A Blade editorial afterward lauded “the nature and quality of his contribution to the board and the agency. Mr. Boston was really the first of a new breed of board members truly interested in reforming the port authority.”
He was born Jan. 17, 1947, in Kentucky, but moved with his family at age 3 to the Toledo area. He was a graduate of Rogers High School, where he played basketball.
He received a bachelor’s degree in business administration from the University of Toledo and, in 1970, joined the city’s employee ranks. His first role was as a personnel analyst in the civil service division. He became an assistant director of the division five years later and, in 1977, was appointed commissioner of civil service. It was a new role, created with Mr. Boston’s administrative skill in mind, to consolidate civil service, personnel, and labor relations functions. He received a master of business administration degree that year from UT.
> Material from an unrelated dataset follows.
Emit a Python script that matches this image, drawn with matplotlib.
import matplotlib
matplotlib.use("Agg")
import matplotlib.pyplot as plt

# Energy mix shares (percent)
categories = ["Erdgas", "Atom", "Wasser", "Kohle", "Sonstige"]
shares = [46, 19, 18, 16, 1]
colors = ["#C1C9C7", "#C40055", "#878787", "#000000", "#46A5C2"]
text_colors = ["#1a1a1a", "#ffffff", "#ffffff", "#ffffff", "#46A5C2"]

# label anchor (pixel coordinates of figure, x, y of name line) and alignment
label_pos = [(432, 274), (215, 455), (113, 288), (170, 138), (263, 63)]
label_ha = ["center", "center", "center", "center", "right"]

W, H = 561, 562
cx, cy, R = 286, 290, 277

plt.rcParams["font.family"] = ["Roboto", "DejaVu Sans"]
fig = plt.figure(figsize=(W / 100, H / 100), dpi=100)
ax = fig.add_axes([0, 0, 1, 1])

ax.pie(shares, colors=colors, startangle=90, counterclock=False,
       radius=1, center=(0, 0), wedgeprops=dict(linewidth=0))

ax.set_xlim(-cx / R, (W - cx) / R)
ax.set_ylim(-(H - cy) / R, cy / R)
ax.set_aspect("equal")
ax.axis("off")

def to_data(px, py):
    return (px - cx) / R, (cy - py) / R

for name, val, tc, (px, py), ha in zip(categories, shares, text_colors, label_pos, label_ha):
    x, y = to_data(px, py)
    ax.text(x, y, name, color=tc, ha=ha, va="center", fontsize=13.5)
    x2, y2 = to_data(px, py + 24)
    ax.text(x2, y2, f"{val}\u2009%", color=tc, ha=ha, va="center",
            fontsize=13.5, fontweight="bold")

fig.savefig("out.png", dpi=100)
Named in 1979 as assistant to then-City Manager J. Michael Porter, one of his first jobs was to help negotiate an end to a two-day strike. He was the manager’s liaison to council and served as de facto safety director of the city.
Mr. Boston became Toledo’s 12th city manager — in effect, its chief executive — in September, 1981, selected by Mayor Doug DeGood and confirmed by city council. An attribute he had, Mr. DeGood said Tuesday, was “he was not a professional city manager.”
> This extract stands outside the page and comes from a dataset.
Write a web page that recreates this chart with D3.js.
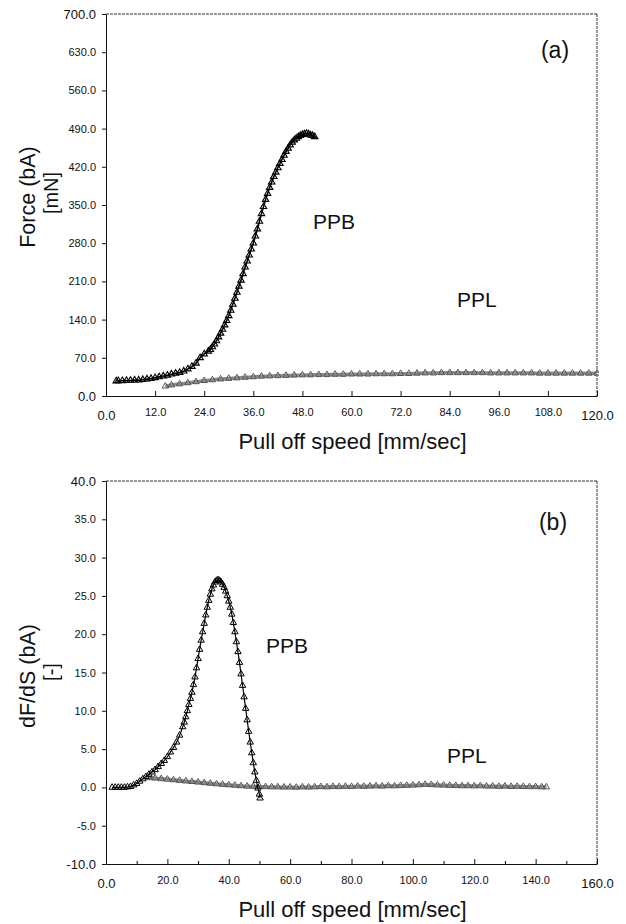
<!DOCTYPE html>
<html>
<head>
<meta charset="utf-8">
<script src="https://cdn.jsdelivr.net/npm/d3@7"></script>
<style>
  html, body { margin: 0; padding: 0; background: #fff; }
  svg { display: block; font-family: "Liberation Sans", Arial, sans-serif; }
</style>
</head>
<body>
<svg id="chart" width="626" height="924"></svg>
<script>
// ---------- DATA ----------
// Panel (a): Force vs pull off speed
const ppbForceX = [2.5,3,4,5,6,7,8,9,10,11,12,13,14,15,16,17,18,19,20,21,22,23,24,25,25.5,26,26.5,27,27.5,28,28.5,29,29.5,30,30.5,31,31.5,32,32.5,33,33.5,34,34.5,35,35.5,36,36.5,37,37.5,38,38.5,39,39.5,40,40.5,41,41.5,42,42.5,43,43.5,44,44.5,45,45.5,46,46.5,47,47.5,48,48.5,49,49.5,50,50.5,51];
const ppbForceY = [27.5,28,28,28.5,28.5,29,29,30,31,32,33.5,35,36.5,38,40,41.5,43,45.5,49.5,54,60,70,77,82,85,90,95,101,108,115,122,130,138,147,157,168,179,190,201,212,224,236,247,258,269,280,293,306,320,334,347,360,371,382,392,402,410,418,426,433,441,448,454,460,465,469,472,475,477,479,480,481,480,478,477,475];

const pplForceX = [14.5,16,18,20,22,24,26,28,30,32,34,36,38,40,42,44,46,48,50,52,54,56,58,60,62,64,66,68,70,72,74,76,78,80,82,84,86,88,90,92,94,96,98,100,102,104,106,108,110,112,114,116,118,120];
const pplForceY = [18,20,22,24,26,28,29.5,31,32,33,34,35,36,36.5,37,37.5,38,38.5,38.5,39,39,39.5,39.5,40,40,40,40.5,40.5,40.5,41,41,41.5,42,42,42.5,42.5,42.5,42.5,42.5,42.5,42,42,42,42,42,42,41.5,41.5,41.5,41.5,41.5,41.5,41.5,41.5];

// Panel (b): dF/dS vs pull off speed
const ppbSlopeX = [2,3,4,5,6,7,8,9,10,11,12,13,14,15,16,17,18,19,20,21,22,23,24,25,25.5,26,26.5,27,27.5,28,28.5,29,29.5,30,30.5,31,31.5,32,32.5,33,33.5,34,34.5,35,35.5,36,36.5,37,37.5,38,38.5,39,39.5,40,40.5,41,41.5,42,42.5,43,43.5,44,44.5,45,45.5,46,46.5,47,47.5,48,48.5,49,49.5,50,50.2];
const ppbSlopeY = [0,0,0,0,0,0.05,0.1,0.3,0.5,0.8,1.1,1.4,1.7,2.0,2.3,2.7,3.1,3.5,4.0,4.6,5.2,5.9,6.8,7.9,8.5,9.2,10.0,10.8,11.6,12.4,13.4,14.4,15.6,16.8,18.0,19.2,20.3,21.4,22.5,23.5,24.4,25.2,25.9,26.4,26.8,27.0,27.1,27.0,26.8,26.5,26.1,25.6,25.0,24.3,23.5,22.6,21.5,20.3,19.0,17.7,16.3,14.8,13.3,11.8,10.3,8.8,7.3,5.9,4.5,3.2,2.0,0.9,-0.1,-0.9,-1.4];

const pplSlopeX = [14,16,18,20,22,24,26,28,30,32,34,36,38,40,42,44,46,48,50,52,54,56,58,60,62,64,66,68,70,72,74,76,78,80,82,84,86,88,90,92,94,96,98,100,102,104,106,108,110,112,114,116,118,120,122,124,126,128,130,132,134,136,138,140,142,143.5];
const pplSlopeY = [1.25,1.2,1.12,1.05,0.98,0.9,0.82,0.75,0.68,0.6,0.52,0.45,0.38,0.32,0.26,0.2,0.15,0.12,0.1,0.08,0.05,0.05,0.02,0.03,0.0,0.05,0.02,0.05,0.08,0.05,0.1,0.08,0.12,0.1,0.15,0.12,0.15,0.18,0.15,0.2,0.18,0.22,0.25,0.28,0.32,0.38,0.35,0.3,0.28,0.25,0.22,0.2,0.2,0.18,0.2,0.15,0.15,0.12,0.15,0.1,0.12,0.1,0.08,0.08,0.05,0.05];

// Tick values
const forceXTicks = [0,12,24,36,48,60,72,84,96,108,120];
const forceYTicks = [0,70,140,210,280,350,420,490,560,630,700];
const slopeXTicks = [0,20,40,60,80,100,120,140,160];
const slopeXMinor = [10,30,50,70,90,110,130,150];
const slopeYTicks = [-10,-5,0,5,10,15,20,25,30,35,40];

// ---------- DRAW ----------
const svg = d3.select("#chart");
const fmt = v => v.toFixed(1);

function panel(opt) {
  const {x0, x1, y0, y1, xDom, yDom, xTicks, xMinor, yTicks, series, tag, tagPos, labels, yTitle, yUnit, yTitleCenter, xTitleY} = opt;
  const x = d3.scaleLinear().domain(xDom).range([x0, x1]);
  const y = d3.scaleLinear().domain(yDom).range([y1, y0]);
  const g = svg.append("g");

  // frame top/right (scanned dashed look)
  g.append("line").attr("x1", x0).attr("x2", x1).attr("y1", y0).attr("y2", y0)
    .attr("stroke", "#333").attr("stroke-width", 1).attr("stroke-dasharray", "3,1");
  g.append("line").attr("x1", x1).attr("x2", x1).attr("y1", y0).attr("y2", y1)
    .attr("stroke", "#333").attr("stroke-width", 1).attr("stroke-dasharray", "3,1");

  // x axis
  const xa = g.append("g").attr("transform", `translate(0,${y1})`)
    .call(d3.axisBottom(x).tickValues(xTicks).tickFormat(fmt).tickSize(-5).tickSizeOuter(0).tickPadding(12));
  if (xMinor) {
    g.append("g").attr("transform", `translate(0,${y1})`)
      .call(d3.axisBottom(x).tickValues(xMinor).tickFormat("").tickSize(-3).tickSizeOuter(0))
      .call(s => s.select(".domain").remove());
  }
  // y axis
  const ya = g.append("g").attr("transform", `translate(${x0},0)`)
    .call(d3.axisLeft(y).tickValues(yTicks).tickFormat(fmt).tickSize(4).tickSizeOuter(0).tickPadding(6));

  [xa, ya].forEach(a => {
    a.selectAll(".domain").attr("stroke", "#111");
    a.selectAll(".tick line").attr("stroke", "#111");
    a.selectAll(".tick text").attr("fill", "#111").attr("font-size", 11)
      .attr("font-family", "'Liberation Sans', Arial, sans-serif");
  });
  const xt = xa.selectAll(".tick text").nodes();
  [xt[0], xt[xt.length - 1]].forEach(n => d3.select(n).attr("font-size", 13).attr("y", 15));
  const yt = ya.selectAll(".tick text").nodes();
  [yt[0], yt[yt.length - 1]].forEach(n => d3.select(n).attr("font-size", 13));

  // series
  const clipId = "clip" + tag.replace(/\W/g, "");
  svg.append("clipPath").attr("id", clipId).append("rect")
    .attr("x", x0).attr("y", y0 - 2).attr("width", x1 - x0 + 2).attr("height", y1 - y0 + 4);
  const sg = g.append("g").attr("clip-path", `url(#${clipId})`);
  series.forEach(s => {
    const tri = d3.symbol().type(d3.symbolTriangle).size(s.size);
    const pts = s.xs.map((v, i) => [v, s.ys[i]]);
    sg.append("path").datum(pts)
      .attr("fill", "none").attr("stroke", s.lineColor).attr("stroke-width", s.lineWidth)
      .attr("stroke-linejoin", "round")
      .attr("d", d3.line().x(d => x(d[0])).y(d => y(d[1])).curve(d3.curveMonotoneX));
    sg.selectAll(null).data(pts).enter().append("path")
      .attr("d", tri)
      .attr("transform", d => `translate(${x(d[0])},${y(d[1])})`)
      .attr("fill", "none").attr("stroke", s.color).attr("stroke-width", s.stroke);
  });

  g.append("text").attr("x", tagPos[0]).attr("y", tagPos[1]).attr("text-anchor", "middle")
    .attr("font-size", 23).attr("fill", "#111").text(tag);
  labels.forEach(l => {
    g.append("text").attr("x", l[1]).attr("y", l[2]).attr("font-size", 21).attr("fill", "#111").text(l[0]);
  });

  g.append("text").attr("x", (x0 + x1) / 2 + 1).attr("y", xTitleY).attr("text-anchor", "middle")
    .attr("font-size", 22).attr("fill", "#111").text("Pull off speed [mm/sec]");
  g.append("text").attr("transform", `translate(35,${yTitleCenter}) rotate(-90)`).attr("text-anchor", "middle")
    .attr("font-size", 21.5).attr("fill", "#111").text(yTitle);
  g.append("text").attr("transform", `translate(58,${yTitleCenter - 4}) rotate(-90)`).attr("text-anchor", "middle")
    .attr("font-size", 20).attr("fill", "#111").text(yUnit);
}

panel({
  x0: 106, x1: 597, y0: 14, y1: 396,
  xDom: [0, 120], yDom: [0, 700],
  xTicks: forceXTicks, xMinor: null, yTicks: forceYTicks,
  series: [
    {xs: pplForceX, ys: pplForceY, color: "#555", lineColor: "#8a8a8a", lineWidth: 3.5, size: 18, stroke: 1},
    {xs: ppbForceX, ys: ppbForceY, color: "#000", lineColor: "#000", lineWidth: 1.6, size: 18, stroke: 1.1}
  ],
  tag: "(a)", tagPos: [555, 58],
  labels: [["PPB", 313, 229], ["PPL", 457, 307]],
  yTitle: "Force (bA)", yUnit: "[mN]", yTitleCenter: 197, xTitleY: 449
});

panel({
  x0: 106, x1: 597, y0: 481, y1: 864,
  xDom: [0, 160], yDom: [-10, 40],
  xTicks: slopeXTicks, xMinor: slopeXMinor, yTicks: slopeYTicks,
  series: [
    {xs: pplSlopeX, ys: pplSlopeY, color: "#555", lineColor: "#8a8a8a", lineWidth: 3.5, size: 18, stroke: 1},
    {xs: ppbSlopeX, ys: ppbSlopeY, color: "#000", lineColor: "#000", lineWidth: 1.2, size: 18, stroke: 1}
  ],
  tag: "(b)", tagPos: [553, 530],
  labels: [["PPB", 266, 653], ["PPL", 447, 763]],
  yTitle: "dF/dS (bA)", yUnit: "[-]", yTitleCenter: 676, xTitleY: 917
});
</script>
</body>
</html>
Unlike those for whom city manager is a career, Mr. Boston “didn’t feel that a city manager ought to view the elected officials as the other side. He understood we were all on the same side,” Mr. DeGood said.
Mr. Boston oversaw a boom in downtown development that spanned Mr. DeGood’s tenure and that of Mayor Donna Owens — including the riverfront One SeaGate, new office buildings and hotels, and Portside Festival Marketplace.
“He worked literally 70 hours a week in an attempt to implement the policy decisions the council had made in connection with a huge commitment made by the private sector,” Mr. DeGood said.
His service to the city, Ms. Owens said “was just immeasurable. He was a quality person, and he was very knowledgeable and very bright, and he understood government. He had the personality to help make things happen.”
Mr. Boston resigned as city manger in 1985 after the city’s loss of an investment of more than $19 million through a Florida brokerage firm that later failed. He said he had not been aware of the investment.
He was president of Associated Building Contractors of Northwest Ohio in 1986 when Rudolph/Libbe Inc. named him president of a new subsidiary, Vista Development. He was president of Cavista, a real estate and development firm, from March, 1999, until Dec. 27, 2001. The firm collapsed under the legal and financial troubles of the late Edwin Bergsmark, its chairman.
Mr. Boston later was vice president of Westchester Mortgage Services.
Visitation will be from 4-8 p.m. Thursday at the Walker Funeral Home, Sylvania Township. Services will be private.
The family suggests tributes to Anne Grady Services.